28564Re: Analog Computers - General description
- Dec 10, 2012--- In firstname.lastname@example.org, Ken <kenzolist@...> wrote:
> I just happened to have discovered this great video a couple of days ago. It's a 50's US Navy instructional film about the mechanical computers they used. It's really eye-opening and very high quality. (It gets to the meat about two minutes in.) For me, it demonstrated the analog/mathematical approach, in contrast to the digital/logical approach I grew up learning.http://www.eugeneleeslover.com/VIDEOS/fire_control_computer_1.html
> - Ken
It looks like the site linked above is a primary Web source for WWII and later Naval fire control computer documents. It may be the original source for the video referenced above, or certainly an earlier one.
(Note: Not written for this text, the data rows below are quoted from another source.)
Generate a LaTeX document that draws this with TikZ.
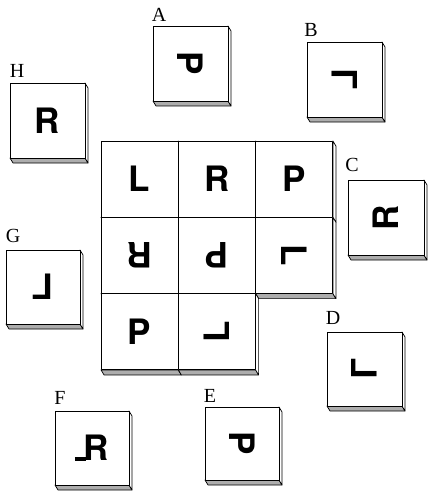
\documentclass[tikz,border=0pt]{standalone}
\usepackage{fontspec}
\setmainfont{Liberation Serif}
\setsansfont{TeX Gyre Heros}
\usepackage{graphicx}
\tikzset{
  frontface/.style={draw=black, fill=white, line width=0.9pt, line join=round},
  sideface/.style={draw=black, fill=white, line width=0.7pt, line join=round},
  bottomface/.style={draw=black, fill=black!32, line width=0.7pt, line join=round},
  glyph/.style={font=\sffamily\bfseries\fontsize{35}{35}\selectfont, inner sep=0pt},
  lab/.style={font=\fontsize{20}{20}\selectfont, inner sep=0pt},
}
% name, x, y, width, height, content
\newcommand\mytile[6]{%
  \begin{scope}[shift={(#2,#3)}]
    \draw[bottomface] (0,#5) -- (#4,#5) -- (#4+3,#5+5) -- (3,#5+5) -- cycle;
    \draw[sideface] (#4,0) -- (#4+3,5) -- (#4+3,#5+5) -- (#4,#5) -- cycle;
    \draw[frontface] (0,0) rectangle (#4,#5);
    \node[glyph] (#1) at (#4/2,#5/2) {#6};
  \end{scope}}
\begin{document}
\begin{tikzpicture}[x=1pt,y=-1pt]
\useasboundingbox (0,0) rectangle (429,492);
% grid of tiles
\mytile{g11}{101}{141}{77.3}{76.3}{L}
\mytile{g12}{178.3}{141}{77.3}{76.3}{R}
\mytile{g13}{255.6}{141}{77.3}{76.3}{P}
\mytile{g21}{101}{217.3}{77.3}{76.3}{\rotatebox{180}{R}}
\mytile{g22}{178.3}{217.3}{77.3}{76.3}{\rotatebox{180}{P}}
\mytile{g23}{255.6}{217.3}{77.3}{76.3}{\rotatebox{-90}{L}}
\mytile{g31}{101}{293.6}{77.3}{76.3}{P}
\mytile{g32}{178.3}{293.6}{77.3}{76.3}{\rotatebox{90}{L}}
% loose tiles
\mytile{tA}{153}{26}{75}{75}{\rotatebox{-90}{P}}
\mytile{tB}{307}{42}{75}{75}{\rotatebox{90}{\reflectbox{L}}}
\mytile{tH}{10}{83}{75}{75}{R}
\mytile{tC}{348}{180}{76}{75}{\rotatebox{90}{R}}
\mytile{tG}{6}{250}{74}{74}{\reflectbox{L}}
\mytile{tD}{327}{332}{75}{74}{\rotatebox{-90}{\reflectbox{L}}}
\mytile{tF}{55}{411}{74}{74}{\rule{11pt}{4pt}\kern-2pt R}
\mytile{tE}{205}{407}{74}{73}{\rotatebox{-90}{P}}
% labels
\node[lab] (lA) at (159,14.5) {A};
\node[lab] (lB) at (311,29.5) {B};
\node[lab] (lC) at (352,165) {C};
\node[lab] (lD) at (333,318) {D};
\node[lab] (lE) at (210,396) {E};
\node[lab] (lF) at (60,398) {F};
\node[lab] (lG) at (13,236) {G};
\node[lab] (lH) at (17,71) {H};
\end{tikzpicture}
\end{document}
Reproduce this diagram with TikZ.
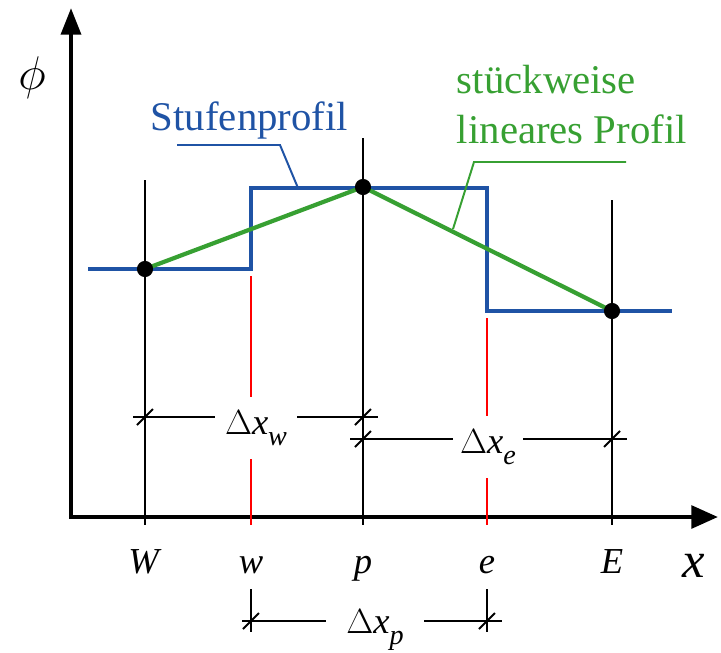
\documentclass[tikz,border=0pt]{standalone}
\usepackage{fontspec}
\setmainfont{Liberation Serif}
\usetikzlibrary{arrows.meta}

\definecolor{stufenblau}{RGB}{31,83,165}
\definecolor{lingruen}{RGB}{55,160,50}

\newcommand{\dx}[1]{$\Delta$\textit{x}\raisebox{-8pt}{\fontsize{20}{22}\selectfont\textit{#1}}}

\begin{document}
\begin{tikzpicture}[x=0.025cm, y=-0.025cm, line join=miter, font=\fontsize{26}{30}\selectfont,
	achse/.style={line width=3.2pt},
	hilfslinie/.style={line width=1.2pt},
	grenzlinie/.style={line width=1.2pt, red},
	masslinie/.style={line width=1.3pt},
	stufe/.style={line width=2.7pt, stufenblau},
	linear/.style={line width=3pt, lingruen},
	punkt/.style={circle, fill=black, inner sep=0pt, minimum size=11.5pt},
	masstext/.style={fill=white, inner sep=0pt, minimum height=44pt}]
	\useasboundingbox (0,0) rectangle (721,652);
	
	% STÜTZSTELLEN
	\coordinate (W) at (145,269);
	\coordinate (P) at (363,187);
	\coordinate (E) at (612,311);
	
	% ACHSEN
	\draw[achse, {Triangle[length=19pt, width=14pt]}-{Triangle[length=19pt, width=16pt]}] (71,8) -- (71,517) -- (718,517);
	\node[scale=1.35] (phi) at (32,78) {$\phi$};
	\node[anchor=base] (x) at (694,577) {\fontsize{36}{40}\selectfont\textit{x}};
	
	% GITTERLINIEN
	\draw[hilfslinie] (145,180) -- (145,525);
	\draw[hilfslinie] (363,138) -- (363,525);
	\draw[hilfslinie] (612,200) -- (612,525);
	\draw[grenzlinie] (251,276) -- (251,525);
	\draw[grenzlinie] (487,318) -- (487,525);
	\draw[hilfslinie] (251,589) -- (251,632);
	\draw[hilfslinie] (487,589) -- (487,632);
	
	\node[anchor=base] (lW) at (145,573) {\textit{W}};
	\node[anchor=base] (lw) at (251,573) {\textit{w}};
	\node[anchor=base] (lp) at (363,573) {\textit{p}};
	\node[anchor=base] (le) at (487,573) {\textit{e}};
	\node[anchor=base] (lE) at (612,573) {\textit{E}};
	
	% MASSLINIEN
	\coordinate (mw1) at (133,417); \coordinate (mw2) at (378,417);
	\coordinate (me1) at (350,439); \coordinate (me2) at (627,439);
	\coordinate (mp1) at (242,621); \coordinate (mp2) at (502,621);
	\draw[masslinie] (mw1) -- (mw2);
	\draw[masslinie] (me1) -- (me2);
	\draw[masslinie] (mp1) -- (mp2);
	\foreach \pt in {(145,417), (363,417), (363,439), (612,439), (251,621), (487,621)}
		\draw[masslinie] \pt ++(-8,8) -- ++(16,-16);
	\node[masstext, minimum width=58pt] (dxw) at (256,428) {\dx{w}};
	\node[masstext, minimum width=50pt] (dxe) at (488,447) {\dx{e}};
	\node[masstext, minimum width=69pt, minimum height=20pt] (dxp) at (375,630) {\dx{p}};
	
	% PROFILE
	\draw[stufe] (88,269) -- (251,269) -- (251,188) -- (487,188) -- (487,311) -- (672,311);
	\draw[linear] (W) -- (P) -- (E);
	\foreach \k in {W,P,E}
		\node[punkt] (d\k) at (\k) {};
	
	% BESCHRIFTUNG
	\node[anchor=base west, stufenblau, font=\fontsize{29}{34}\selectfont] (stufentext) at (146,130) {Stufenprofil};
	\draw[stufenblau, line width=1.4pt] (177,145) -- (280,145) -- (298,188);
	\node[anchor=base west, lingruen, font=\fontsize{29}{34}\selectfont] (lintext1) at (452,93) {stückweise};
	\node[anchor=base west, lingruen, font=\fontsize{29}{34}\selectfont] (lintext2) at (452,143) {lineares Profil};
	\draw[lingruen, line width=1.4pt] (626,162) -- (474,162) -- (453,229);
\end{tikzpicture}
\end{document}
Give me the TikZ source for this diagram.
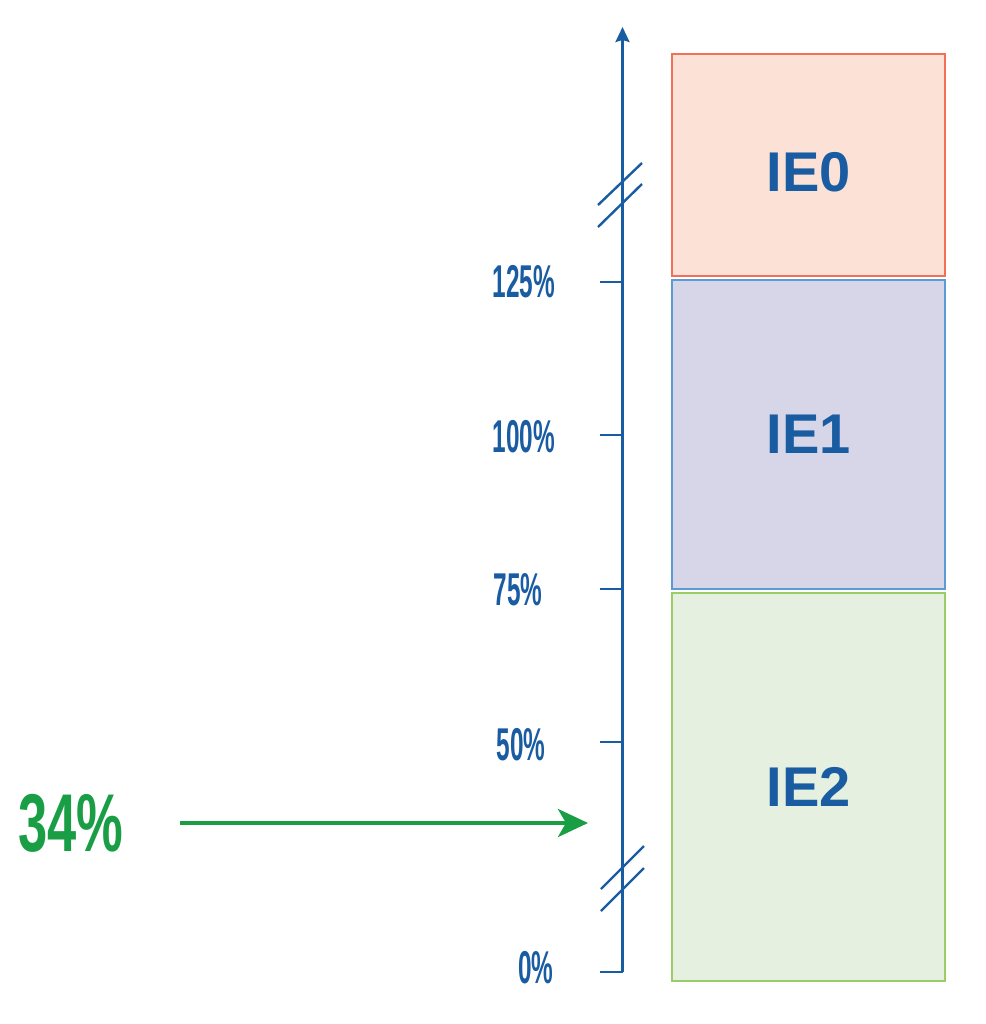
\documentclass[tikz,border=0pt]{standalone}
\usepackage{fontspec}
\setmainfont{Liberation Sans}
\newfontfamily\narrowfont{Liberation Sans Bold}[FakeStretch=0.53]
\newfontfamily\narrowwide{Liberation Sans Bold}[FakeStretch=0.64]
\usetikzlibrary{arrows.meta,positioning}
\definecolor{axisblue}{HTML}{1A5CA2}
\definecolor{iered}{HTML}{F27059}
\definecolor{iefillred}{HTML}{FCE2D6}
\definecolor{ieblue}{HTML}{5B9BD5}
\definecolor{iefillblue}{HTML}{D6D6E8}
\definecolor{iegreen}{HTML}{9CCC65}
\definecolor{iefillgreen}{HTML}{E6F0E0}
\definecolor{valgreen}{HTML}{1A9E45}

\begin{document}
\begin{tikzpicture}[
    x=0.5pt, y=-0.5pt,
    box/.style={rectangle, draw, line width=0.8pt, minimum width=136.5pt, inner sep=0pt, font=\bfseries\fontsize{28}{28}\selectfont, text=axisblue},
    axis/.style={draw=axisblue, line width=1.2pt},
    pct/.style={font=\narrowfont\fontsize{23}{23}\selectfont, text=axisblue, inner sep=0pt}
]
    \useasboundingbox (0,0) rectangle (986,1024);

    % Boxes
    \node[box, draw=iered, fill=iefillred, minimum height=111pt, text height=27pt] (ie0) at (808.5,165) {IE0};
    \node[box, draw=ieblue, fill=iefillblue, minimum height=154.5pt] (ie1) at (808.5,434.5) {IE1};
    \node[box, draw=iegreen, fill=iefillgreen, minimum height=194pt] (ie2) at (808.5,787) {IE2};

    % Axis
    \coordinate (base) at (622.5,972);
    \coordinate (top) at (622.5,27);
    \draw[axis, -{Stealth[length=7.5pt, width=7pt, inset=1pt]}] (base) -- (top);
    \foreach \t/\ly/\lx/\lab in {282/282/524/125, 435/437/524/100, 589/590/518/75, 742/745/521/50, 972/968/536/0} {
        \draw[axis] (600,\t) -- (622.5,\t);
        \node[pct] (pct\lab) at (\lx,\ly) {\lab\%};
    }

    % Breaks
    \draw[axis] (598,205) -- (642,163);
    \draw[axis] (598,227) -- (642,184);
    \draw[axis] (601,889) -- (644,846);
    \draw[axis] (601,911) -- (644,868);

    % Value
    \node[font=\narrowwide\fontsize{41}{41}\selectfont, text=valgreen, inner sep=0pt] (val) at (71,823) {34\%};
    \coordinate (start) at (180,823);
    \coordinate (mark) at (588,823);
    \draw[valgreen, line width=2.2pt, -{Stealth[length=15pt, width=14pt, inset=4pt]}] (start) -- (mark);
\end{tikzpicture}
\end{document}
These control computers used rotational position (radius vs angle) as means of expressing an analog function. One input variable was a cam on a shaft; two input variables was a surface on a cylinder. By cascading, you could have several variables per output. The video series shows this, and the Navy textbooks on the site above explain further.
Mechanical computers like this were "programmed" by manufacture; one design equals one program. Electronic analog computers were programmed by wiring panels and adjusting components, as well as by design or by hard-wire. Hybrid analog computers, made the connections and adjustments digitally.
I knew nothing about the above, until I did some Web searching based on the reference first given. It's good to see more ancient technology on the Web. In this case, advanced WW II technology, digitized from books and films.